Surviving in the City

A growing proportion of the people of concern to UNHCR live in towns and cities, where protection and livelihoods are closely intertwined. Forcibly displaced people face many challenges making ends meet in urban settings. Host government policies often make it illegal for them to work or to own property or businesses. Even in situations where refugees can legally work, access to employment remains a huge obstacle. Cases of discrimination and harassment by police or immigration authorities can make it difficult for refugees to move around, affecting their ability to work or trade. Refugees often face greater expenses than other urban poor, often related to the lack of documentation and including demands for bribes. Refugees are sometimes discriminated against by landlords and employers, who may demand higher rents or extra fees. They are often targeted by criminals, who know they are less likely to complain. Accessing public health and education services may pose an extra financial burden on refugees. School fees and hospital bills can exceed their monthly income and indebt them to their community or employers.

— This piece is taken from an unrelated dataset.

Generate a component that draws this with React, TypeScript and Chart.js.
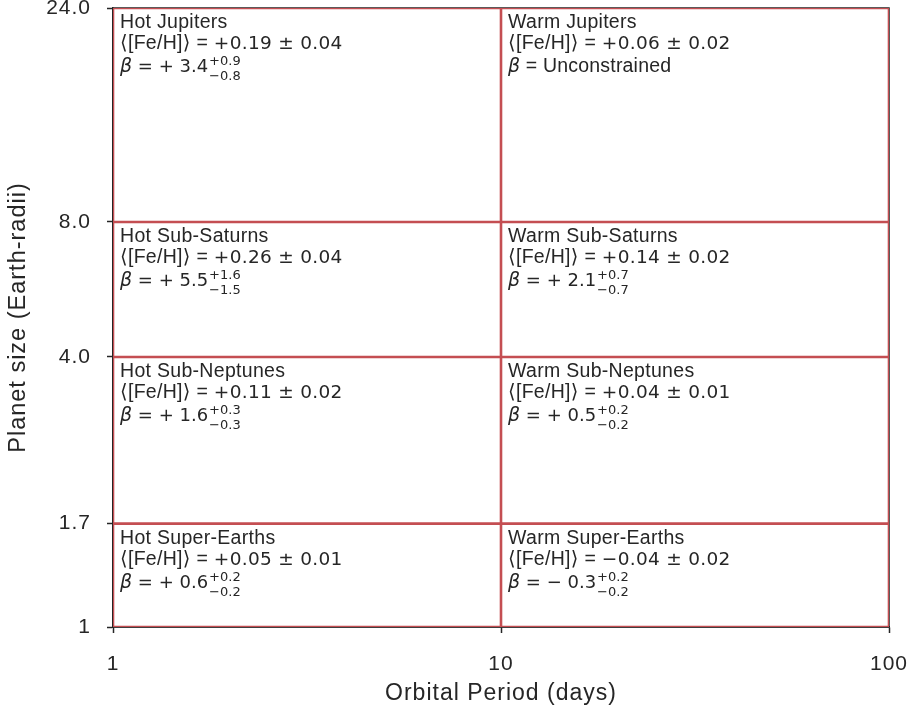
import React, { useEffect, useRef } from 'react';
import { Chart, registerables } from 'chart.js';

Chart.register(...registerables);

// Bin boundaries
const periodEdges = [1, 10, 100];
const sizeEdges = [1, 1.7, 4, 8, 24];

// Axis ticks
const xTickValues = [1, 10, 100];
const xTickLabels = ['1', '10', '100'];
const yTickValues = [1, 1.7, 4, 8, 24];
const yTickLabels = ['1', '1.7', '4.0', '8.0', '24.0'];

// Cells (anchored at their top-left corner: period min, size max)
const cellNames = [
  'Hot Jupiters', 'Warm Jupiters',
  'Hot Sub-Saturns', 'Warm Sub-Saturns',
  'Hot Sub-Neptunes', 'Warm Sub-Neptunes',
  'Hot Super-Earths', 'Warm Super-Earths',
];
const cellPeriodMin = [1, 10, 1, 10, 1, 10, 1, 10];
const cellSizeMax = [24, 24, 8, 8, 4, 4, 1.7, 1.7];
const fehMean = ['+0.19', '+0.06', '+0.26', '+0.14', '+0.11', '+0.04', '+0.05', '\u22120.04'];
const fehErr = ['0.04', '0.02', '0.04', '0.02', '0.02', '0.01', '0.01', '0.02'];
const betaValue = ['+ 3.4', null, '+ 5.5', '+ 2.1', '+ 1.6', '+ 0.5', '+ 0.6', '\u2212 0.3'];
const betaUp = ['+0.9', null, '+1.6', '+0.7', '+0.3', '+0.2', '+0.2', '+0.2'];
const betaDown = ['\u22120.8', null, '\u22121.5', '\u22120.7', '\u22120.3', '\u22120.2', '\u22120.2', '\u22120.2'];

const TEXT = '#262626';
const RED = '#C44E52';
const SANS = '"Liberation Sans", Arial, "DejaVu Sans", sans-serif';
const MATH = '"DejaVu Sans", sans-serif';
const CELL_FS = 19.5;
const BETA_FS = 18;

const spacingPlugin = {
  id: 'spacingPlugin',
  beforeDraw(chart: any) {
    (chart.ctx as any).letterSpacing = '1px';
  },
};

const boxPlugin = {
  id: 'boxPlugin',
  beforeDatasetsDraw(chart: any) {
    const { ctx, chartArea } = chart;
    ctx.save();
    ctx.strokeStyle = TEXT;
    ctx.lineWidth = 1.5;
    ctx.strokeRect(chartArea.left, chartArea.top, chartArea.right - chartArea.left, chartArea.bottom - chartArea.top);
    ctx.restore();
  },
};

const cellTextPlugin = {
  id: 'cellText',
  afterDatasetsDraw(chart: any) {
    const { ctx } = chart;
    const xs = chart.scales.x;
    const ys = chart.scales.y;
    ctx.save();
    ctx.fillStyle = TEXT;
    ctx.textAlign = 'left';
    ctx.textBaseline = 'alphabetic';
    const seg = (txt: string, font: string, x: number, y: number, sp: string) => {
      ctx.font = font;
      (ctx as any).letterSpacing = sp;
      ctx.fillText(txt, x, y);
      return x + ctx.measureText(txt).width;
    };
    const small = `${Math.round(BETA_FS * 0.7)}px ${MATH}`;
    for (let i = 0; i < cellNames.length; i++) {
      const x0 = xs.getPixelForValue(cellPeriodMin[i]) + 7;
      const y0 = ys.getPixelForValue(cellSizeMax[i]);
      seg(cellNames[i], `${CELL_FS}px ${SANS}`, x0, y0 + 20, '0.3px');
      let cx = seg('\u27E8[Fe/H]\u27E9 = ', `${CELL_FS}px ${SANS}`, x0, y0 + 41, '0.3px');
      seg(`${fehMean[i]} \u00B1 ${fehErr[i]}`, `${BETA_FS + 0.5}px ${MATH}`, cx, y0 + 41, '0.3px');
      cx = seg('\u03B2', `italic ${BETA_FS + 1}px ${MATH}`, x0, y0 + 64, '0px');
      if (betaValue[i] !== null) {
        cx = seg(` = ${betaValue[i]}`, `${BETA_FS}px ${MATH}`, cx, y0 + 64, '0px');
        seg(betaUp[i] as string, small, cx + 1, y0 + 57, '0px');
        seg(betaDown[i] as string, small, cx + 1, y0 + 72, '0px');
      } else {
        seg(' = Unconstrained', `${CELL_FS}px ${SANS}`, cx, y0 + 64, '0.2px');
      }
    }
    ctx.restore();
  },
};

export default function App() {
  const ref = useRef<HTMLCanvasElement>(null);
  useEffect(() => {
    document.body.style.margin = '0';
    const datasets: any[] = [];
    sizeEdges.forEach((s) => {
      datasets.push({
        data: [{ x: periodEdges[0], y: s }, { x: periodEdges[periodEdges.length - 1], y: s }],
        borderColor: RED, borderWidth: 2.6, pointRadius: 0, showLine: true, clip: 0,
      });
    });
    periodEdges.forEach((p) => {
      datasets.push({
        data: [{ x: p, y: sizeEdges[0] }, { x: p, y: sizeEdges[sizeEdges.length - 1] }],
        borderColor: RED, borderWidth: 2.6, pointRadius: 0, showLine: true, clip: 0,
      });
    });
    const chart = new Chart(ref.current as HTMLCanvasElement, {
      type: 'scatter',
      data: { datasets },
      plugins: [spacingPlugin, boxPlugin, cellTextPlugin],
      options: {
        animation: false,
        responsive: false,
        events: [],
        layout: { padding: { top: 8, right: 21, bottom: 0, left: 0 } },
        plugins: { legend: { display: false }, tooltip: { enabled: false } },
        scales: {
          x: {
            type: 'logarithmic',
            min: 1,
            max: 100,
            afterBuildTicks: (s: any) => { s.ticks = xTickValues.map((v) => ({ value: v })); },
            afterFit: (s: any) => { s.height = 86; s.paddingLeft = 0; s.paddingRight = 0; },
            ticks: {
              callback: (_v: any, i: number) => xTickLabels[i],
              color: TEXT,
              font: { family: SANS, size: 21 },
              padding: 19,
              maxRotation: 0,
              autoSkip: false,
            },
            grid: { drawOnChartArea: false, drawTicks: true, tickLength: 6, tickWidth: 1.5, tickColor: TEXT },
            border: { display: true, color: TEXT, width: 1.5 },
            title: {
              display: true,
              text: 'Orbital Period (days)',
              color: TEXT,
              font: { family: SANS, size: 23 },
              padding: { top: 0, bottom: 6 },
            },
          },
          y: {
            type: 'logarithmic',
            min: 1,
            max: 24,
            afterBuildTicks: (s: any) => { s.ticks = yTickValues.map((v) => ({ value: v })); },
            afterFit: (s: any) => { s.width = 113; s.paddingTop = 0; s.paddingBottom = 0; },
            ticks: {
              callback: (_v: any, i: number) => yTickLabels[i],
              color: TEXT,
              font: { family: SANS, size: 21 },
              padding: 16,
              autoSkip: false,
            },
            grid: { drawOnChartArea: false, drawTicks: true, tickLength: 6, tickWidth: 1.5, tickColor: TEXT },
            border: { display: true, color: TEXT, width: 1.5 },
            title: {
              display: true,
              text: 'Planet size (Earth-radii)',
              color: TEXT,
              font: { family: SANS, size: 23.5 },
              padding: { top: 4, bottom: 0 },
            },
          },
        },
      } as any,
    });
    return () => chart.destroy();
  }, []);
  return (
    <div style={{ position: 'absolute', left: 0, top: 0, width: 910, height: 713 }}>
      <canvas ref={ref} width={910} height={713} />
    </div>
  );
}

Assistance by UNHCR combines various elements, including access to microfinance, skills and vocational training, enterprise development courses, career counselling and more. Beyond meeting our protection objectives, advocating for the equal rights to livelihoods and supporting refugees in fulfilling those rights is necessary for UNHCR in urban settings for the following reasons:

  • Many refugees come to cities because they possess assets that are more effectively utilized in urban settings than in camps or rural areas. Livelihood programmes promote and preserve the use of skills and assets, which can prevent households and individuals from slipping into poverty.
  • Increasing the economic capacity of households can promote durable solutions. Refugees who can build and protect their livelihood assets are more likely to return home when it is safe to do so.
  • Livelihood programmes often benefit local populations, address government concerns about the presence of refugees in cities (such as economic competition and pressure on resources) and improve the asylum environment.
  • The pursuit of livelihoods helps restore the dignity and independence of refugees.

To better assist urban refugees, UNHCR generates tools and how-to guides to help design and implement livelihoods projects in urban settings.